** Begin ENTRIES SHOWN **

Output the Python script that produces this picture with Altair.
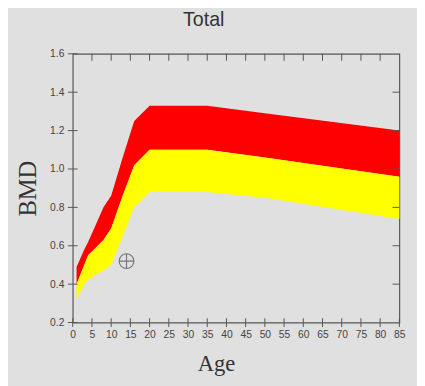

** End ENTRIES SHOWN **
** Begin ENTRIES SHOWN **

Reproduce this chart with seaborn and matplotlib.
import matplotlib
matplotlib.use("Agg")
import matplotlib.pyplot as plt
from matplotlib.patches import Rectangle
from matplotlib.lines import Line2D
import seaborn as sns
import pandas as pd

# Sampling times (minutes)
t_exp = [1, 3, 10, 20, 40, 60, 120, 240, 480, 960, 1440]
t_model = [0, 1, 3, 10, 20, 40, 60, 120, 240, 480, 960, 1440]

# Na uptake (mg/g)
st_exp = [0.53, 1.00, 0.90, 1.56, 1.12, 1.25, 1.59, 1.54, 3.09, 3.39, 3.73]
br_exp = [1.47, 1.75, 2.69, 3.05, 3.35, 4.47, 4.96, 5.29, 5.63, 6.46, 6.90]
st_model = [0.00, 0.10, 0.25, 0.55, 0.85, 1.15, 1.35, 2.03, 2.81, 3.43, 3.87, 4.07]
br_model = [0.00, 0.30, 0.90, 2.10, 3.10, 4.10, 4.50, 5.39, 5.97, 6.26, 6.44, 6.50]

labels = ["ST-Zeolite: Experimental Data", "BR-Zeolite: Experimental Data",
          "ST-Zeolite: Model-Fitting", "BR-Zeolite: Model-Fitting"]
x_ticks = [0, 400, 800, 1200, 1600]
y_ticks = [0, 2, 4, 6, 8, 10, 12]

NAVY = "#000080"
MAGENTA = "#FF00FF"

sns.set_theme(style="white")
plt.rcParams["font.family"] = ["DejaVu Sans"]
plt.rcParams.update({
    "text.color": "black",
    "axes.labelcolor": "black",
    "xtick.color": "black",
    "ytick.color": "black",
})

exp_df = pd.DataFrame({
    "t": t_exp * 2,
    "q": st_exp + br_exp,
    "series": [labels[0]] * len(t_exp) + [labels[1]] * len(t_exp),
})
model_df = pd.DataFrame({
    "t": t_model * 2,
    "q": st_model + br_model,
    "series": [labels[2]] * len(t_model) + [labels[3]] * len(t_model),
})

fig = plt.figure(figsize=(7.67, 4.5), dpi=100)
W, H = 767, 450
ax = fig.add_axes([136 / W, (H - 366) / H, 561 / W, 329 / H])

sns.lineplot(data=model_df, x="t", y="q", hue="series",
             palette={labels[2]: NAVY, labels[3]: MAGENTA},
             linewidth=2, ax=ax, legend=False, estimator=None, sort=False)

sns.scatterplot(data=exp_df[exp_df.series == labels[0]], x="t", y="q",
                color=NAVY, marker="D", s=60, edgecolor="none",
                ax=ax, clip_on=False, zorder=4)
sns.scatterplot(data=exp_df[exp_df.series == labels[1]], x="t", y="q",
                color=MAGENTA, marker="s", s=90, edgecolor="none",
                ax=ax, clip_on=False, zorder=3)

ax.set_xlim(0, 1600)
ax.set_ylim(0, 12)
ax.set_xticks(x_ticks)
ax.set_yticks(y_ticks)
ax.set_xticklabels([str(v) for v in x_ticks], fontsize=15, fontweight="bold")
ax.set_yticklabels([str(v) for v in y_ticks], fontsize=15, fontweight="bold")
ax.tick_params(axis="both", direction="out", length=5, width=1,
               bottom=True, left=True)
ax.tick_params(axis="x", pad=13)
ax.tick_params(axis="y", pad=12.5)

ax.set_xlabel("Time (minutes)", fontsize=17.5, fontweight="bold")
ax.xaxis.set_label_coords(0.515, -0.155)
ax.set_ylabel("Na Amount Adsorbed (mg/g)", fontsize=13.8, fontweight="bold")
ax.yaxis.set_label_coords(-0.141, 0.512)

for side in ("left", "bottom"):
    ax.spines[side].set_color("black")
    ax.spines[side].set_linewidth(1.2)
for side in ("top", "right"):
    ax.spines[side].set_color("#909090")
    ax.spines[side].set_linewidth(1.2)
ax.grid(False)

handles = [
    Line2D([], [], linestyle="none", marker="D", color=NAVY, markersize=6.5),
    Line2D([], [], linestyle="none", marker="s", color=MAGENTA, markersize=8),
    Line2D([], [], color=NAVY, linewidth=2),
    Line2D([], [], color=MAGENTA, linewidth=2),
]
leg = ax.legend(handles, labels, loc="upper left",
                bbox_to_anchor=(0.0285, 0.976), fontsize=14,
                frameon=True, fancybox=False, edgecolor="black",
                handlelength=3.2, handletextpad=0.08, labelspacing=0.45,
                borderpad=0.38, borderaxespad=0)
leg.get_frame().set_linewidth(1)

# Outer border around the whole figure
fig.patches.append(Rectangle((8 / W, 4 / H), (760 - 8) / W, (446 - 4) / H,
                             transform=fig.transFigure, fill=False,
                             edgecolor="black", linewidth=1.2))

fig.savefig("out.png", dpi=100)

** End ENTRIES SHOWN **

WHAT THE TASK ASKS: Collect the complete line wherever the string "this" appears in the records.

WRITTEN RESPONSE:
Output the Python script that produces this picture with Altair.
Reproduce this chart with seaborn and matplotlib.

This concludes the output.